Your copy of the material must match it exactly, except that pictures are dropped.

=== Information supplied ===
==========

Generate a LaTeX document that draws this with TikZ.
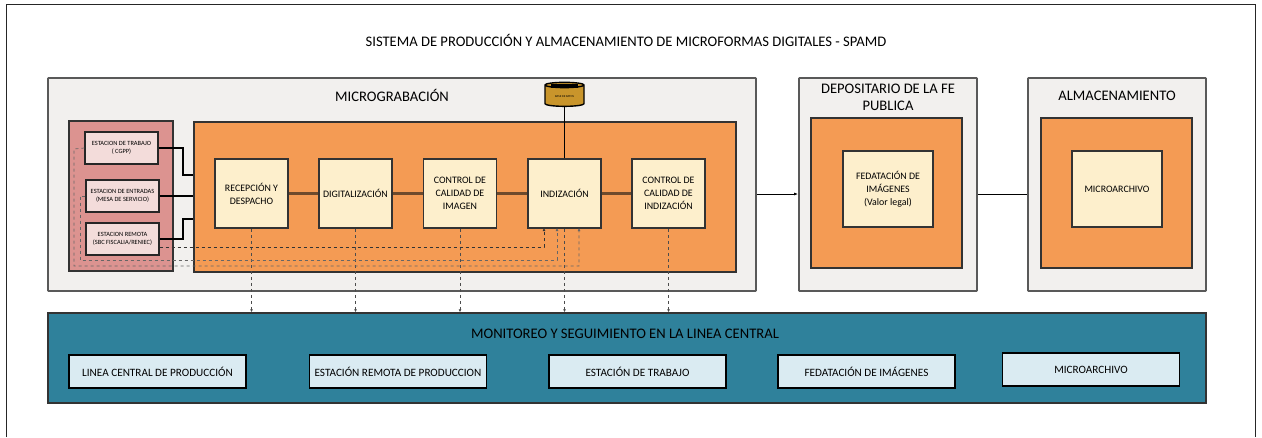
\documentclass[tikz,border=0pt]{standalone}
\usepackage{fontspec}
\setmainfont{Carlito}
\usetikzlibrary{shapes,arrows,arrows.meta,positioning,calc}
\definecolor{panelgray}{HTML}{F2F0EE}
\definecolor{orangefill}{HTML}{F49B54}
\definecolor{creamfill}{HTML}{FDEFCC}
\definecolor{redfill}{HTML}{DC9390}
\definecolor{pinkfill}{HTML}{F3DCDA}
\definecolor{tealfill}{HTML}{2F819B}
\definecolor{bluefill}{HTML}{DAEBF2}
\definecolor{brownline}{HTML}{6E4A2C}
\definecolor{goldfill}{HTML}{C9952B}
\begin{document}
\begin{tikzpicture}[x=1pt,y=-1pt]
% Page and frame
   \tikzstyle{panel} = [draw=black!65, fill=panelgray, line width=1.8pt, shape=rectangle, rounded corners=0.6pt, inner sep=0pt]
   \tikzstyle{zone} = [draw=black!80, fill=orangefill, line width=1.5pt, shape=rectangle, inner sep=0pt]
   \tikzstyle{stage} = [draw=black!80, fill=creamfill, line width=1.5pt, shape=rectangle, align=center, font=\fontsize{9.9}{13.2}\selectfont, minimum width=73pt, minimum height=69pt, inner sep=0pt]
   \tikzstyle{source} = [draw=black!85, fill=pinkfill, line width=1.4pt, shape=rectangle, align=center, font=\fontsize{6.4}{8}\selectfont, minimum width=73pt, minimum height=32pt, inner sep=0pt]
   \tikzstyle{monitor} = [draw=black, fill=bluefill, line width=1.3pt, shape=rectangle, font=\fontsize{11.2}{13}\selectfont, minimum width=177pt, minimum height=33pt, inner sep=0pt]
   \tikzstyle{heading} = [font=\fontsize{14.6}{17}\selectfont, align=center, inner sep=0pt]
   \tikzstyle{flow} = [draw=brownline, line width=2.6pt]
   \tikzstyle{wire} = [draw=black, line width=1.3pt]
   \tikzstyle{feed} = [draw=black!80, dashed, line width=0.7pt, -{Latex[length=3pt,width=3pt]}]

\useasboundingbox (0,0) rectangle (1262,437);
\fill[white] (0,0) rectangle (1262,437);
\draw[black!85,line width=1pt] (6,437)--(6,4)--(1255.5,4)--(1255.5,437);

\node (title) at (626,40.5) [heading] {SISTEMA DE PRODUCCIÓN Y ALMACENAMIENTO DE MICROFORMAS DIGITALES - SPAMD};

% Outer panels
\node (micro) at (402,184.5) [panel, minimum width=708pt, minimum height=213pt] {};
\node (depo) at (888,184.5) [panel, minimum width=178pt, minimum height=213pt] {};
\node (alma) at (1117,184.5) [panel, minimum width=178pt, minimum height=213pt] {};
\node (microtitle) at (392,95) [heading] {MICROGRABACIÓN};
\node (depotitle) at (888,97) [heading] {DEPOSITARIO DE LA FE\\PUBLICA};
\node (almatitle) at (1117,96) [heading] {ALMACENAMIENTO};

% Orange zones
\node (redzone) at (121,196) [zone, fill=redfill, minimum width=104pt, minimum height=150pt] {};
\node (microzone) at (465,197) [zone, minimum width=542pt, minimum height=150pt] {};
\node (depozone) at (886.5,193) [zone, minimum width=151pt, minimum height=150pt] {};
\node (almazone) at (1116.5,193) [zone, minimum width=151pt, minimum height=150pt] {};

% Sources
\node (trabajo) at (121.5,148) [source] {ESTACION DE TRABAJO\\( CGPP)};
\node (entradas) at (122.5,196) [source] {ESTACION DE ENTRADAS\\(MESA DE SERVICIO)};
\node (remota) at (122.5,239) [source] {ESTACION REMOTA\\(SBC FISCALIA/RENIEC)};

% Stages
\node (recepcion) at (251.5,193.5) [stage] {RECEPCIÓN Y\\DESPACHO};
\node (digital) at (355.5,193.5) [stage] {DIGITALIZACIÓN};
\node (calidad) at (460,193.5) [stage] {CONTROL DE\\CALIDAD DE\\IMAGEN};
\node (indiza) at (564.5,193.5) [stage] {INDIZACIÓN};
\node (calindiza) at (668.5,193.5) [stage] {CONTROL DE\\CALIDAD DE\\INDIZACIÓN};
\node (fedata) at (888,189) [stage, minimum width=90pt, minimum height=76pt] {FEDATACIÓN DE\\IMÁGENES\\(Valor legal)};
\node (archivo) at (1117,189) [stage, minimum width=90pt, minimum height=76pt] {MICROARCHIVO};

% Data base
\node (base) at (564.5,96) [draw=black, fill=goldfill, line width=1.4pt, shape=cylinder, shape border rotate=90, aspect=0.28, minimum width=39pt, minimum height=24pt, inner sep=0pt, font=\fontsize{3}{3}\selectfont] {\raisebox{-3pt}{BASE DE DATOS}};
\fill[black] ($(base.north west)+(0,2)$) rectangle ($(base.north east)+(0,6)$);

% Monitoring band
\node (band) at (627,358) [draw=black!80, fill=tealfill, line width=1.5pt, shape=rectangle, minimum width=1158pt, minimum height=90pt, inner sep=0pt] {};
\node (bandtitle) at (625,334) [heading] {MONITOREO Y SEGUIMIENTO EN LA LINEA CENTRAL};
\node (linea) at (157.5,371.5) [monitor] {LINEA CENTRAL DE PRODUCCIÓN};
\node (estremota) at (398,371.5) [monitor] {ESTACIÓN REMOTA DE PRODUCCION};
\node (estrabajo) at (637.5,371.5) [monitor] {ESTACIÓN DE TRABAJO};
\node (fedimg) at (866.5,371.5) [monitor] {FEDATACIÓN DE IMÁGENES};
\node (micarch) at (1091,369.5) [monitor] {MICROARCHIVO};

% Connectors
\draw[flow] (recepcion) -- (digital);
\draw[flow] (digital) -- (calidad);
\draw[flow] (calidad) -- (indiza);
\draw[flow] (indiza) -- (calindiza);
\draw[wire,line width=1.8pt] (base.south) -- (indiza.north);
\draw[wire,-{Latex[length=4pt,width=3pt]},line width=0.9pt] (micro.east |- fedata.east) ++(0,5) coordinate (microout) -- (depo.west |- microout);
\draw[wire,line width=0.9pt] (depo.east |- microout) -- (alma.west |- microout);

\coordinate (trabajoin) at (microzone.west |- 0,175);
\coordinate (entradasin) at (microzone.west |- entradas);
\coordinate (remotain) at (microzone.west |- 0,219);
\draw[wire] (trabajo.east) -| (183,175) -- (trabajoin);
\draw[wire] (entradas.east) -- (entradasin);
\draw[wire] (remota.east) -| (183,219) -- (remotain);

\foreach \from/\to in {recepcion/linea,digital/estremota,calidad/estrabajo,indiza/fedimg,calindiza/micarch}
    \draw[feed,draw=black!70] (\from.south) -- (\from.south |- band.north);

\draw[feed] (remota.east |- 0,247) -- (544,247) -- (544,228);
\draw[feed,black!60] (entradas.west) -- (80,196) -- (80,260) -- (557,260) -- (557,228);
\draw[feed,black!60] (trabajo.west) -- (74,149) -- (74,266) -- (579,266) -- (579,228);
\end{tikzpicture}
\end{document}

==========

=== Task response ===
Generate a LaTeX document that draws this with TikZ.
\documentclass[tikz,border=0pt]{standalone}
\usepackage{fontspec}
\setmainfont{Carlito}
\usetikzlibrary{shapes,arrows,arrows.meta,positioning,calc}
\definecolor{panelgray}{HTML}{F2F0EE}
\definecolor{orangefill}{HTML}{F49B54}
\definecolor{creamfill}{HTML}{FDEFCC}
\definecolor{redfill}{HTML}{DC9390}
\definecolor{pinkfill}{HTML}{F3DCDA}
\definecolor{tealfill}{HTML}{2F819B}
\definecolor{bluefill}{HTML}{DAEBF2}
\definecolor{brownline}{HTML}{6E4A2C}
\definecolor{goldfill}{HTML}{C9952B}
\begin{document}
\begin{tikzpicture}[x=1pt,y=-1pt]
% Page and frame
   \tikzstyle{panel} = [draw=black!65, fill=panelgray, line width=1.8pt, shape=rectangle, rounded corners=0.6pt, inner sep=0pt]
   \tikzstyle{zone} = [draw=black!80, fill=orangefill, line width=1.5pt, shape=rectangle, inner sep=0pt]
   \tikzstyle{stage} = [draw=black!80, fill=creamfill, line width=1.5pt, shape=rectangle, align=center, font=\fontsize{9.9}{13.2}\selectfont, minimum width=73pt, minimum height=69pt, inner sep=0pt]
   \tikzstyle{source} = [draw=black!85, fill=pinkfill, line width=1.4pt, shape=rectangle, align=center, font=\fontsize{6.4}{8}\selectfont, minimum width=73pt, minimum height=32pt, inner sep=0pt]
   \tikzstyle{monitor} = [draw=black, fill=bluefill, line width=1.3pt, shape=rectangle, font=\fontsize{11.2}{13}\selectfont, minimum width=177pt, minimum height=33pt, inner sep=0pt]
   \tikzstyle{heading} = [font=\fontsize{14.6}{17}\selectfont, align=center, inner sep=0pt]
   \tikzstyle{flow} = [draw=brownline, line width=2.6pt]
   \tikzstyle{wire} = [draw=black, line width=1.3pt]
   \tikzstyle{feed} = [draw=black!80, dashed, line width=0.7pt, -{Latex[length=3pt,width=3pt]}]

\useasboundingbox (0,0) rectangle (1262,437);
\fill[white] (0,0) rectangle (1262,437);
\draw[black!85,line width=1pt] (6,437)--(6,4)--(1255.5,4)--(1255.5,437);

\node (title) at (626,40.5) [heading] {SISTEMA DE PRODUCCIÓN Y ALMACENAMIENTO DE MICROFORMAS DIGITALES - SPAMD};

% Outer panels
\node (micro) at (402,184.5) [panel, minimum width=708pt, minimum height=213pt] {};
\node (depo) at (888,184.5) [panel, minimum width=178pt, minimum height=213pt] {};
\node (alma) at (1117,184.5) [panel, minimum width=178pt, minimum height=213pt] {};
\node (microtitle) at (392,95) [heading] {MICROGRABACIÓN};
\node (depotitle) at (888,97) [heading] {DEPOSITARIO DE LA FE\\PUBLICA};
\node (almatitle) at (1117,96) [heading] {ALMACENAMIENTO};

% Orange zones
\node (redzone) at (121,196) [zone, fill=redfill, minimum width=104pt, minimum height=150pt] {};
\node (microzone) at (465,197) [zone, minimum width=542pt, minimum height=150pt] {};
\node (depozone) at (886.5,193) [zone, minimum width=151pt, minimum height=150pt] {};
\node (almazone) at (1116.5,193) [zone, minimum width=151pt, minimum height=150pt] {};

% Sources
\node (trabajo) at (121.5,148) [source] {ESTACION DE TRABAJO\\( CGPP)};
\node (entradas) at (122.5,196) [source] {ESTACION DE ENTRADAS\\(MESA DE SERVICIO)};
\node (remota) at (122.5,239) [source] {ESTACION REMOTA\\(SBC FISCALIA/RENIEC)};

% Stages
\node (recepcion) at (251.5,193.5) [stage] {RECEPCIÓN Y\\DESPACHO};
\node (digital) at (355.5,193.5) [stage] {DIGITALIZACIÓN};
\node (calidad) at (460,193.5) [stage] {CONTROL DE\\CALIDAD DE\\IMAGEN};
\node (indiza) at (564.5,193.5) [stage] {INDIZACIÓN};
\node (calindiza) at (668.5,193.5) [stage] {CONTROL DE\\CALIDAD DE\\INDIZACIÓN};
\node (fedata) at (888,189) [stage, minimum width=90pt, minimum height=76pt] {FEDATACIÓN DE\\IMÁGENES\\(Valor legal)};
\node (archivo) at (1117,189) [stage, minimum width=90pt, minimum height=76pt] {MICROARCHIVO};

% Data base
\node (base) at (564.5,96) [draw=black, fill=goldfill, line width=1.4pt, shape=cylinder, shape border rotate=90, aspect=0.28, minimum width=39pt, minimum height=24pt, inner sep=0pt, font=\fontsize{3}{3}\selectfont] {\raisebox{-3pt}{BASE DE DATOS}};
\fill[black] ($(base.north west)+(0,2)$) rectangle ($(base.north east)+(0,6)$);

% Monitoring band
\node (band) at (627,358) [draw=black!80, fill=tealfill, line width=1.5pt, shape=rectangle, minimum width=1158pt, minimum height=90pt, inner sep=0pt] {};
\node (bandtitle) at (625,334) [heading] {MONITOREO Y SEGUIMIENTO EN LA LINEA CENTRAL};
\node (linea) at (157.5,371.5) [monitor] {LINEA CENTRAL DE PRODUCCIÓN};
\node (estremota) at (398,371.5) [monitor] {ESTACIÓN REMOTA DE PRODUCCION};
\node (estrabajo) at (637.5,371.5) [monitor] {ESTACIÓN DE TRABAJO};
\node (fedimg) at (866.5,371.5) [monitor] {FEDATACIÓN DE IMÁGENES};
\node (micarch) at (1091,369.5) [monitor] {MICROARCHIVO};

% Connectors
\draw[flow] (recepcion) -- (digital);
\draw[flow] (digital) -- (calidad);
\draw[flow] (calidad) -- (indiza);
\draw[flow] (indiza) -- (calindiza);
\draw[wire,line width=1.8pt] (base.south) -- (indiza.north);
\draw[wire,-{Latex[length=4pt,width=3pt]},line width=0.9pt] (micro.east |- fedata.east) ++(0,5) coordinate (microout) -- (depo.west |- microout);
\draw[wire,line width=0.9pt] (depo.east |- microout) -- (alma.west |- microout);

\coordinate (trabajoin) at (microzone.west |- 0,175);
\coordinate (entradasin) at (microzone.west |- entradas);
\coordinate (remotain) at (microzone.west |- 0,219);
\draw[wire] (trabajo.east) -| (183,175) -- (trabajoin);
\draw[wire] (entradas.east) -- (entradasin);
\draw[wire] (remota.east) -| (183,219) -- (remotain);

\foreach \from/\to in {recepcion/linea,digital/estremota,calidad/estrabajo,indiza/fedimg,calindiza/micarch}
    \draw[feed,draw=black!70] (\from.south) -- (\from.south |- band.north);

\draw[feed] (remota.east |- 0,247) -- (544,247) -- (544,228);
\draw[feed,black!60] (entradas.west) -- (80,196) -- (80,260) -- (557,260) -- (557,228);
\draw[feed,black!60] (trabajo.west) -- (74,149) -- (74,266) -- (579,266) -- (579,228);
\end{tikzpicture}
\end{document}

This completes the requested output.